Thursday, June 18, 2015

Up 'n' Away @ LACMA

Chris Burden's Ode to Santos Dumont at the Los Angeles County Museum of Art (LACMA) is an elegant piece of engineering, as great engineering should be. I know about that which I speak as my late (actually he was never not on time, usually early) father, Al Deutsch, was a skilled and creative engineer. He as a wonderful draftsman; everything he built in our house, not to mention for his industrial employers, was well sketched, measured and ... did I mention measured and sketched? His desk remains filled with all sorts of mechanical pencils, rulers and templates, and other drafting equipment (something that fits on the side of a table and has an adjustable right angle gizmo so that parallel lines can be made accurately). I have his slide rules with which he built machines and calculated critical dimensions used in the nuclear and chemical businesses.

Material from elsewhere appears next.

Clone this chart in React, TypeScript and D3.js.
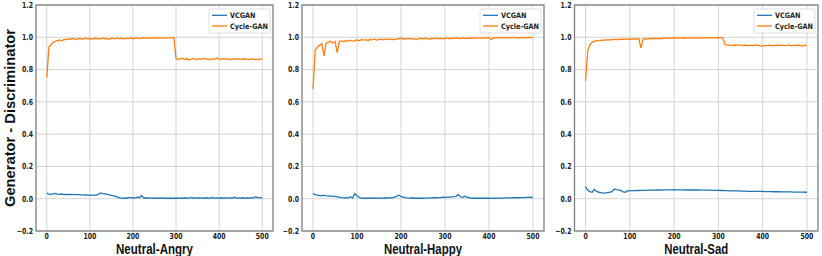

Thus the conceit of having Burden's kinetic work at LACMA, instead of the airplane/spaceship - filled exhibitions at the Science Museum in Expo Park or in an auxiliary  off-site venue, such as the Barker Hangar at the Santa Monica Airport, provokes us to consider the art - forward aspects of the work. The word "elegant", as in "Elegant Universe" is important. Here is where aesthetic meets science. Where the journey is as  gorgeous as the goal. The magical twist of fate makes the energy used well worth the investment.

The artist, who, like my father, was always early, in this case to depart this material plane, must have enjoyed his childhood -- or clearly wasn't done with it, as his Metropolis II Erector Set + Hot Wheels (all trademarked names, of course) work also in the LACMA collection, seems to be an "if you could build anything you would like, what would it be ..." moment.What adult wouldn't enjoy fulfilling a childhood fantasy given all the resources necessary. What child wouldn't love to have grown-up toys? Isn't this what the high-tech design movement was about, with such now defunct stores in LA as Industrial Revolution on Melrose.

The beautiful movement of Santos around the Resnick Pavilion reminds me of the soft, relaxed pace of Hayao Miyazaki's last film The Wind Rises. In the illustrated feature the protagonist Jiro Horikoshi conjures up Italian aeroplane designer Giovanni Caproni as he searches for that elegant solution to a technical challenge that intended nonetheless deadly consequences.

I almost wanted to hear music in the pavilion today. It was as much an ode as it was elegiac.